Even UltrasparcI was an OOO processor.
> > OOO has constraints on speculation (branches to look through, look
> > ahead buffer). Of course you could increase this characteristics, but
> > in this case the penalty of mispredictions is bigger. The control logic
> > to implement OOO is very big (even now as I remember it achieves 1/3-1/2
> > of all control logic). Therefore maximal issue rate for them is 6-8.

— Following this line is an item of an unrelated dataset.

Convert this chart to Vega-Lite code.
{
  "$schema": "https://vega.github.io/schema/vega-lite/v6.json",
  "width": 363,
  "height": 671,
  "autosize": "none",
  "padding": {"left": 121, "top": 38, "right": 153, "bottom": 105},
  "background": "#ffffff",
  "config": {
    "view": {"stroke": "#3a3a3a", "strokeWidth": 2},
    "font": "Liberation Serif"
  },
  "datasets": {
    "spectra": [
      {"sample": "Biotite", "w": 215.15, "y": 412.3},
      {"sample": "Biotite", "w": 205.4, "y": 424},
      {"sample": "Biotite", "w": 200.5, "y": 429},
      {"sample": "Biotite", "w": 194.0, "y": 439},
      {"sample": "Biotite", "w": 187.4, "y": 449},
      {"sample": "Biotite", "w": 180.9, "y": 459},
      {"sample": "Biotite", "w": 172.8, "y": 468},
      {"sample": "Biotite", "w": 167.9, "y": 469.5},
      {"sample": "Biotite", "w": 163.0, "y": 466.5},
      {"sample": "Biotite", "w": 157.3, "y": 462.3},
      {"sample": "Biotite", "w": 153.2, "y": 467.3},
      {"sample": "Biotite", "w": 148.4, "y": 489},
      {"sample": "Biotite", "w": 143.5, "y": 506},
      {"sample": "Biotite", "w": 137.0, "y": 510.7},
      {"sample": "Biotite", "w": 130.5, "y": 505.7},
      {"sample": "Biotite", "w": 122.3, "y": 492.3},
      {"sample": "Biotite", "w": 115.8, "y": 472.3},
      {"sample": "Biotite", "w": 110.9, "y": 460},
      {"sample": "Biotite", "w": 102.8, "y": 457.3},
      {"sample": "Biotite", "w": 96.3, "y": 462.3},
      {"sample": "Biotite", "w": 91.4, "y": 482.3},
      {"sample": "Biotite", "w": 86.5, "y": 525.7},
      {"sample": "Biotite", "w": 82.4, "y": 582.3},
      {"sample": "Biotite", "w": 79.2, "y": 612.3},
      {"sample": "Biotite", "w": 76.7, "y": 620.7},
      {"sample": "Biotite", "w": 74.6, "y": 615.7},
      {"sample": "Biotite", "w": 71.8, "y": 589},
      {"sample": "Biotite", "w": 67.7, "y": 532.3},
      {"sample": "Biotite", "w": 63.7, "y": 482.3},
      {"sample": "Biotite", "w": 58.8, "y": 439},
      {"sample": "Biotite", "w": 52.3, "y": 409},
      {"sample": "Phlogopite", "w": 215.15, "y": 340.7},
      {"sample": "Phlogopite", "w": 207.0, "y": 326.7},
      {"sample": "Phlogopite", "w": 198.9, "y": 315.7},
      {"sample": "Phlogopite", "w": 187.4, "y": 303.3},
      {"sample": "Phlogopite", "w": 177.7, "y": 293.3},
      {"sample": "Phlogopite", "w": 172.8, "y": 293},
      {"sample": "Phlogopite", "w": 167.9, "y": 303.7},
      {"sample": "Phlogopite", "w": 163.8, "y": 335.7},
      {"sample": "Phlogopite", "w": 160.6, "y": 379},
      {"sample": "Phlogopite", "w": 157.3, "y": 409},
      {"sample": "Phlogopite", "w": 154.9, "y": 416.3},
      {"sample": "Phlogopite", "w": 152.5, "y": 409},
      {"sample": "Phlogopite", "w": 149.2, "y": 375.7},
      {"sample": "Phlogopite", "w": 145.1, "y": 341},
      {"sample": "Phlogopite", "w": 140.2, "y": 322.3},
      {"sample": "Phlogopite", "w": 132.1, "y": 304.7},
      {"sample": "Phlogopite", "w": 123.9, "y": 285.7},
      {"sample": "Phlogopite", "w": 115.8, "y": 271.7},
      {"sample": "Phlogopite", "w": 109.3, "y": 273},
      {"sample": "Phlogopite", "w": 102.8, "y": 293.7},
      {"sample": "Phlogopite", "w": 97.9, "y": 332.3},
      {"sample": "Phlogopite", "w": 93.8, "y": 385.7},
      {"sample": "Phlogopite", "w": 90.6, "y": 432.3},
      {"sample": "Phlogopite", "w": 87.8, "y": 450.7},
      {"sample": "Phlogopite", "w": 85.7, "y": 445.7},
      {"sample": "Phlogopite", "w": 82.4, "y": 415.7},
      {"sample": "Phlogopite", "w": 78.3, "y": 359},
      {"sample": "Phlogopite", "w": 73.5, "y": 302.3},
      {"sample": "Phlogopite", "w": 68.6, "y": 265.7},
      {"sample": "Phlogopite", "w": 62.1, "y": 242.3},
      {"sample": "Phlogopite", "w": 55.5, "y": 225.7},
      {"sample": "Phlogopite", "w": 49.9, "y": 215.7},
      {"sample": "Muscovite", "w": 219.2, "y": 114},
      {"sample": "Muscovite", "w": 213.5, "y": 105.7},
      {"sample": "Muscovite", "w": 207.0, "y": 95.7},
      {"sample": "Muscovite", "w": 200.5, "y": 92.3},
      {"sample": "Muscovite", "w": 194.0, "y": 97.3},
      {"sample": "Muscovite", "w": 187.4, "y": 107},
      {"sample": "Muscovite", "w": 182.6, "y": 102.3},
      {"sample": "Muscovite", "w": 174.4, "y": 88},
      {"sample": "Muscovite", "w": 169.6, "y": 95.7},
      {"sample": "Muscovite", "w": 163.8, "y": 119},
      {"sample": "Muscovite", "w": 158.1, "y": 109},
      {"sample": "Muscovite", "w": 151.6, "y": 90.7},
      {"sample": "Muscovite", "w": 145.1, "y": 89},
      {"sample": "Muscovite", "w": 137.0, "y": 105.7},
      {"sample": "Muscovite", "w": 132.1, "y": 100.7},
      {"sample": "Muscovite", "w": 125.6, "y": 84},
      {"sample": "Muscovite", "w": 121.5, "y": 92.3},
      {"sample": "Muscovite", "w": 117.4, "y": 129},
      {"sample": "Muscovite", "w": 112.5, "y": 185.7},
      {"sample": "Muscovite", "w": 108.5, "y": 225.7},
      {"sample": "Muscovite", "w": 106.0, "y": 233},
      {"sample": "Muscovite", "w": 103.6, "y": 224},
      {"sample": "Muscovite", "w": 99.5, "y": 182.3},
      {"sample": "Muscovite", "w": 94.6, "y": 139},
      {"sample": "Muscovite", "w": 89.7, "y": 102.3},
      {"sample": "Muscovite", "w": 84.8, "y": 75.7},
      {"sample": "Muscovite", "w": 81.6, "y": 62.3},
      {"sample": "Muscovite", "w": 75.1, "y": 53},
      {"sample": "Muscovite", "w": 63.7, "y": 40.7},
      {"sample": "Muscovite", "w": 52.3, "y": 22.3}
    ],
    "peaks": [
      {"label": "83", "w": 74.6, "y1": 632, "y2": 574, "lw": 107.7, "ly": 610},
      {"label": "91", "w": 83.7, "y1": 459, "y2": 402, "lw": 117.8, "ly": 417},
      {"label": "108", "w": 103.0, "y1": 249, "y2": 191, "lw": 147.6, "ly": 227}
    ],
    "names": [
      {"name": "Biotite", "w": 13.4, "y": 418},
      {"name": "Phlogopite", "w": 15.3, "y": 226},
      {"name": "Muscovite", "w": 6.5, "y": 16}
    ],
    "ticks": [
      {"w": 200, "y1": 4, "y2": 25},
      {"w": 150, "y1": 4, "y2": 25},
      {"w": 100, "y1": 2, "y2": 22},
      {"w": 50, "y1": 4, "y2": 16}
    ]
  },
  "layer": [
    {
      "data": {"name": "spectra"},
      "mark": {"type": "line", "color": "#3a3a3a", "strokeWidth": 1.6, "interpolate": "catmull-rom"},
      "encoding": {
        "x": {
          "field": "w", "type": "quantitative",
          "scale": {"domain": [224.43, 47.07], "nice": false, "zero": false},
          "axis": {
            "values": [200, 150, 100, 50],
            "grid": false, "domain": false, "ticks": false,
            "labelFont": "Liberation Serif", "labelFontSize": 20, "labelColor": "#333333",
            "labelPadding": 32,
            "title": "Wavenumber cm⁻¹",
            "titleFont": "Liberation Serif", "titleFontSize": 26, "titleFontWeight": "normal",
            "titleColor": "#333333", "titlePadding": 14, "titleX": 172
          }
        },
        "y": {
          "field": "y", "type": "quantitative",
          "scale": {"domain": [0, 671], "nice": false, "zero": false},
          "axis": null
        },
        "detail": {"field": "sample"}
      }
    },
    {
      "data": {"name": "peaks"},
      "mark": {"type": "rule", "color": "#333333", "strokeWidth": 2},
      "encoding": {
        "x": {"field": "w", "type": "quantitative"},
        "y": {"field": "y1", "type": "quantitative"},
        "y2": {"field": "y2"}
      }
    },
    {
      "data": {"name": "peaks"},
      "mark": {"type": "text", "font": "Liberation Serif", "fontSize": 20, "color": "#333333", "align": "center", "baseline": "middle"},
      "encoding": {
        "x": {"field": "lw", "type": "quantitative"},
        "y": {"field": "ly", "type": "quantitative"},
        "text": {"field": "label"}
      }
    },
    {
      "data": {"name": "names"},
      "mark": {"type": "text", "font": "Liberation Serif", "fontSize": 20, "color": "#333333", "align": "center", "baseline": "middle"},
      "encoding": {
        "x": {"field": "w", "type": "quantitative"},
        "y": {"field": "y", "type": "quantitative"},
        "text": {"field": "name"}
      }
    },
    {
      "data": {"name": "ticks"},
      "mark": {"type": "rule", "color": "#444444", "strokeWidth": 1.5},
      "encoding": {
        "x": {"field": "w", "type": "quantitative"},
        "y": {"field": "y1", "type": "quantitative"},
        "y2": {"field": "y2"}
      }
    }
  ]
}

> How much parallelism are you likely to extract out of a typical integer
> program, anyway? IMO, 6-8 is quite near or possibly over the limit for
> typical programs.
> > There is no other way to achieve potential (fine grain)
> > parallelism which even for SPECint achieve 30-40 insns per cycle.
> I don't believe this. Can you back up this number? Even if it were
> realistic, is there any known strategy for a compiler to get anywhere
> close? And, is it feasible that actual hardware could be built to make
> use of it?
Potential fine grain parallelism is described in e.g.
Limits of Instruction Level Parallelism: David W. Wall, Proc. 4th ASPLOS.
All potential parallelism is investigated in
On the Limits of Program Parallelism and its Smoothability (1992) Kevin B.
Theobald, Guang R. Gao, Laurie J. Hendren
It can achieve 1000 for some SPEC programs.
Of course, many suggestions in such researches are not realistic.
I don't say that the limit can be achieved, but we know the limits, they are
far away and designers of processor architectures and compilers will try to
get closer to them. It can not be stopped. I only said that EPIC has more
potential to be closer to them in comparison with OOO.
> > Also
> > this approach is simpler with hardware point of view (the logic were
> > used for OOO control could be used for more useful functional units as
> > ALUs), the typical example of this for embedded systems (with low power
> > consumption) could be Transmeta processors.
> Current ia64 systems don't seem to be very low power designs.